──────── INPUT RECORDS ────────

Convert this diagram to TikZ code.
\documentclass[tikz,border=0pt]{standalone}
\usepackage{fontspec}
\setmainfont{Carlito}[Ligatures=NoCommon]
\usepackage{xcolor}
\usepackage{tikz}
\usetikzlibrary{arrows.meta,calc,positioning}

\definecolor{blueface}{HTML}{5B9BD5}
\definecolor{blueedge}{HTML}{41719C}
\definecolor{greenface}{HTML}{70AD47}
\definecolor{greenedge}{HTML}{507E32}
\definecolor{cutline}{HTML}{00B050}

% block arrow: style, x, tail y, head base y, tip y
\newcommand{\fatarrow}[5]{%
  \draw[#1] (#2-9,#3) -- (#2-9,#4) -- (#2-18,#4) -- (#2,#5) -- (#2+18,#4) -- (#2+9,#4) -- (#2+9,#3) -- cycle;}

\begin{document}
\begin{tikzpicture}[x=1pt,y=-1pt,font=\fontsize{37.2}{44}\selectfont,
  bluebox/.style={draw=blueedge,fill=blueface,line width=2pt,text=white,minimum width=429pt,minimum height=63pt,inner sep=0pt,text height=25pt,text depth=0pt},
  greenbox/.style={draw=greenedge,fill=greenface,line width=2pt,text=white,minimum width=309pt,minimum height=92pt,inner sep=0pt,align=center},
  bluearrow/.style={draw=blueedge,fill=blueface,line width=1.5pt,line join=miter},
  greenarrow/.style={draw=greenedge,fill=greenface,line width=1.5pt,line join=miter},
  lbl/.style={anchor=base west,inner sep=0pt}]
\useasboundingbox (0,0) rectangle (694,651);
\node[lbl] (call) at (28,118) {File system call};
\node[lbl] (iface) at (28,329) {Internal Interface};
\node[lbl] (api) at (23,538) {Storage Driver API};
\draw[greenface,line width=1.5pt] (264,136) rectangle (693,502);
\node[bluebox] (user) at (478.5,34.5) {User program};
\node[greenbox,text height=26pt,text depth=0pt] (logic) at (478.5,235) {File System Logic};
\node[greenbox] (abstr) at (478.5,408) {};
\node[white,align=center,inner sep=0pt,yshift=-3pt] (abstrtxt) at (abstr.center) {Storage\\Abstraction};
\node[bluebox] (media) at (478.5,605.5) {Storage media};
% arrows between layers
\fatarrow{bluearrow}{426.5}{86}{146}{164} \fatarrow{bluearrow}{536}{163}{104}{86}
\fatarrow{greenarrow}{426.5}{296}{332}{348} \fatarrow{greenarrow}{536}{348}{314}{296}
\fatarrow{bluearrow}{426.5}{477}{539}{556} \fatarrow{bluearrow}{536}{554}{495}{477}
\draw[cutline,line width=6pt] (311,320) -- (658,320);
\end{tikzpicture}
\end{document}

────────
──────── INPUT RECORDS ────────

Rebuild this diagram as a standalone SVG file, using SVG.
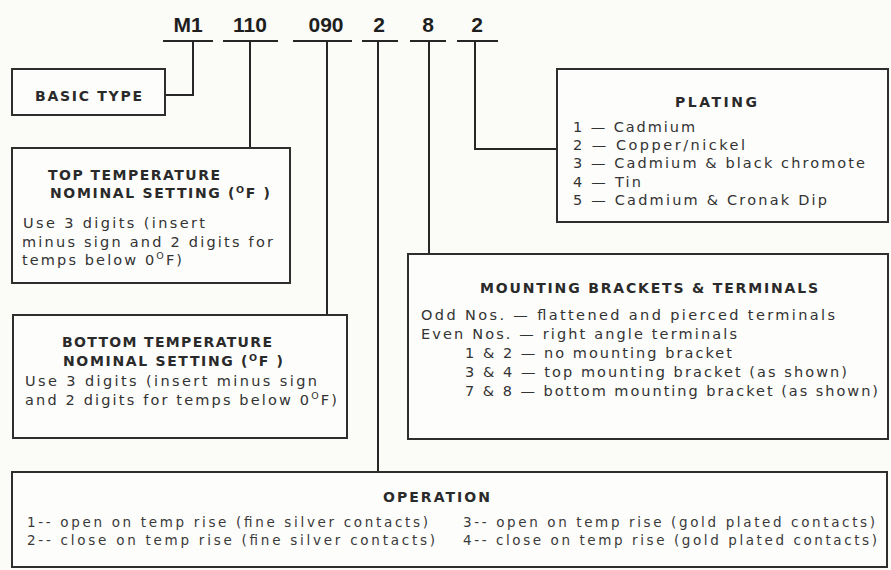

────────
──────── INPUT RECORDS ────────

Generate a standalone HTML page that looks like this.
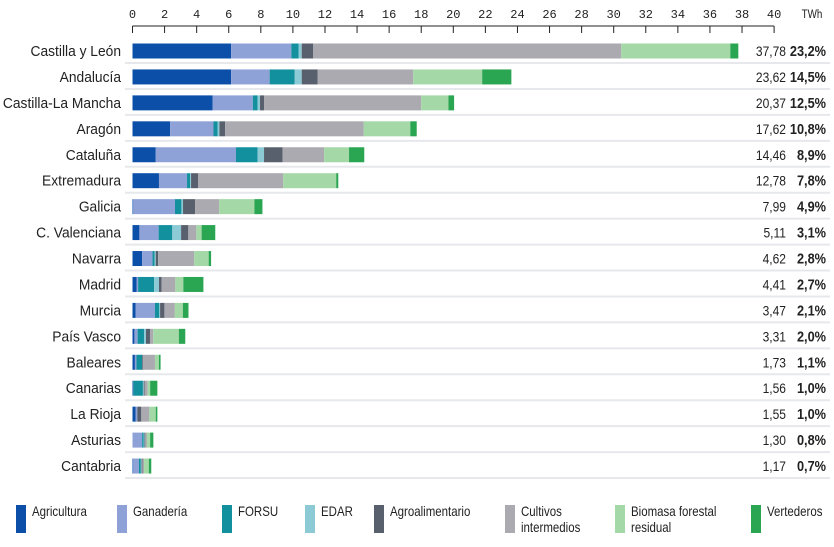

────────

WORK TO COMPLETE
Return only the stretch of the material above from the line holding "Convert this diagram to TikZ code." through the line holding "(#2-9,#3) -- (#2-9,#4)", copied exactly.

COMPLETE OUTPUT
Convert this diagram to TikZ code.
\documentclass[tikz,border=0pt]{standalone}
\usepackage{fontspec}
\setmainfont{Carlito}[Ligatures=NoCommon]
\usepackage{xcolor}
\usepackage{tikz}
\usetikzlibrary{arrows.meta,calc,positioning}

\definecolor{blueface}{HTML}{5B9BD5}
\definecolor{blueedge}{HTML}{41719C}
\definecolor{greenface}{HTML}{70AD47}
\definecolor{greenedge}{HTML}{507E32}
\definecolor{cutline}{HTML}{00B050}

% block arrow: style, x, tail y, head base y, tip y
\newcommand{\fatarrow}[5]{%
  \draw[#1] (#2-9,#3) -- (#2-9,#4) -- (#2-18,#4) -- (#2,#5) -- (#2+18,#4) -- (#2+9,#4) -- (#2+9,#3) -- cycle;}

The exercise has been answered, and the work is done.